You Should Probably Use “Probably” Correctly
Some people truly neglect the importance of syntax.
The other day, I was speaking to a girl who I had just met for the first time at my friend’s wedding. She was telling me about her long highway drive with her boyfriend to get to the wedding. “My boyfriend was speeding,” she said. “We probably got a ticket.”
“How do you probably get a ticket?” I asked her. “Did you not stop at E-Z Pass or something?”
“No. We were going so fast that the cop pulled us over.”

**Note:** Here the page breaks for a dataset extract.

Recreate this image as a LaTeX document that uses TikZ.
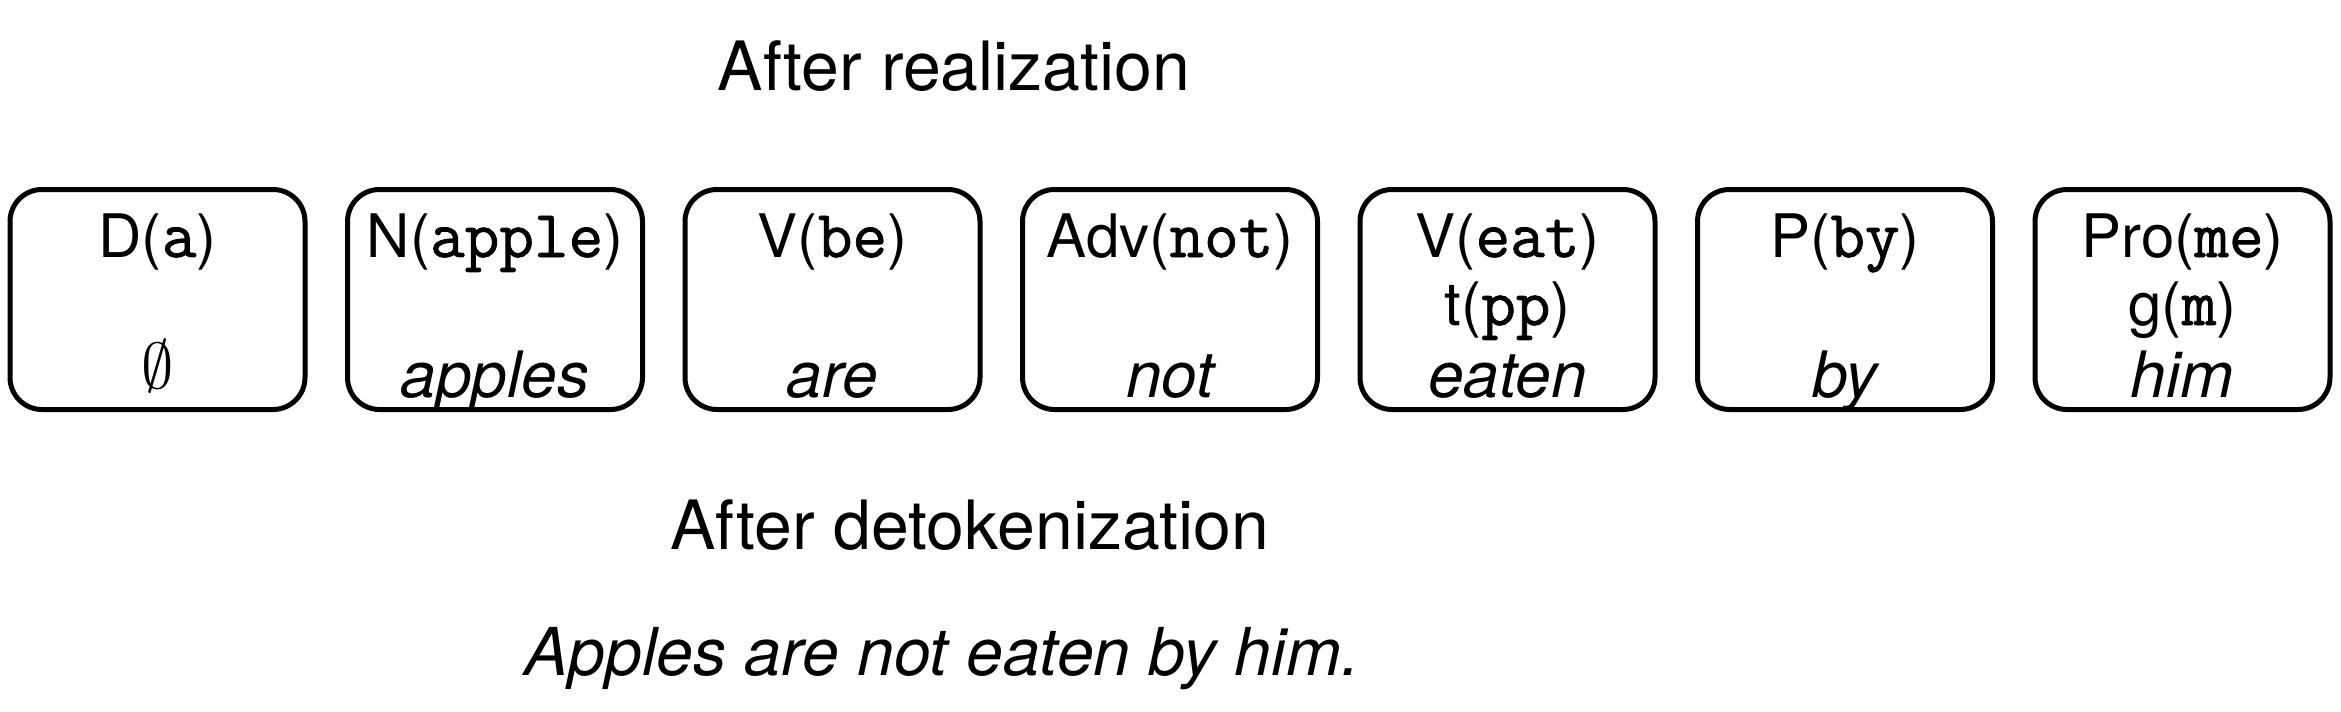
\documentclass[tikz,border=0pt]{standalone}
\usepackage{fontspec}
\usepackage{graphicx}
\setmainfont{TeX Gyre Heros}
\setmonofont{Latin Modern Mono}[Scale=1.12, FakeBold=1.2]
\begin{document}
\begin{tikzpicture}[x=0.5pt,y=-0.5pt,
  tok/.style={draw, line width=2.5pt, rounded corners=16pt, minimum width=147.5pt, minimum height=110pt, inner sep=0pt},
  lab/.style={anchor=base, font=\fontsize{30}{36}\selectfont, inner sep=0pt},
  surf/.style={anchor=base, font=\fontsize{32}{38}\selectfont\itshape, inner sep=0pt},
  title/.style={anchor=base, font=\fontsize{34}{40}\selectfont, inner sep=0pt},
  sent/.style={anchor=base, font=\fontsize{33}{40}\selectfont\itshape, inner sep=0pt}]
\useasboundingbox (0,0) rectangle (2341,712);
\node[title] (t1) at (954,90) {After realization};
\node[tok] (b1) at (157.5,299.5) {};
\node[tok] (b2) at (495,299.5) {};
\node[tok] (b3) at (832.5,299.5) {};
\node[tok] (b4) at (1170,299.5) {};
\node[tok] (b5) at (1507.5,299.5) {};
\node[tok] (b6) at (1845,299.5) {};
\node[tok] (b7) at (2182.5,299.5) {};
% row 1
\node[lab] (l1) at (157.5,257) {D(\texttt{a})};
\node[lab] (l2) at (495,257) {N(\texttt{apple})};
\node[lab] (l3) at (832.5,257) {V(\texttt{be})};
\node[lab] (l4) at (1170,257) {Adv(\texttt{not})};
\node[lab] (l5) at (1507.5,257) {V(\texttt{eat})};
\node[lab] (l6) at (1845,257) {P(\texttt{by})};
\node[lab] (l7) at (2182.5,257) {Pro(\texttt{me})};
% row 2
\node[lab] (m5) at (1507.5,325) {t(\texttt{pp})};
\node[lab] (m7) at (2182.5,325) {g(\texttt{m})};
% row 3
\node[lab] (s1) at (157.5,388) {\scalebox{1.3}{$\emptyset$}};
\node[surf] (s2) at (495,397) {apples};
\node[surf] (s3) at (832.5,397) {are};
\node[surf] (s4) at (1170,397) {not};
\node[surf] (s5) at (1507.5,397) {eaten};
\node[surf] (s6) at (1845,397) {by};
\node[surf] (s7) at (2182.5,397) {him};
\node[title] (t2) at (970,549) {After detokenization};
\node[sent] (t3) at (942,675) {Apples are not eaten by him.};
\end{tikzpicture}
\end{document}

I was even more confused. “So how did you probably get a ticket? Don’t you know if you received a ticket or not? Or do cops in Ohio write the ticket and then mail it to you?”
“Umm. No,” she said and rolled her eyes, snorting out air like a young bull. “I’m saying, it’s like we PROBABLY got a ticket?”
Did the cop get hit by a speeding car or did aliens come down and abduct him? What the hell is she talking about? I thought. So I asked some more clarifying questions.
“No. The cop wrote us the ticket.”
“Then why do you keep saying that you probably got a ticket?” I wondered sincerely.
“Fine. WE GOT A TICKET,” she said, enunciating every word. She turned to her friend, exhaled bovinely, and said, “Some people just don’t have a sense of humor.”
“Probably,” I told her, respecting the word.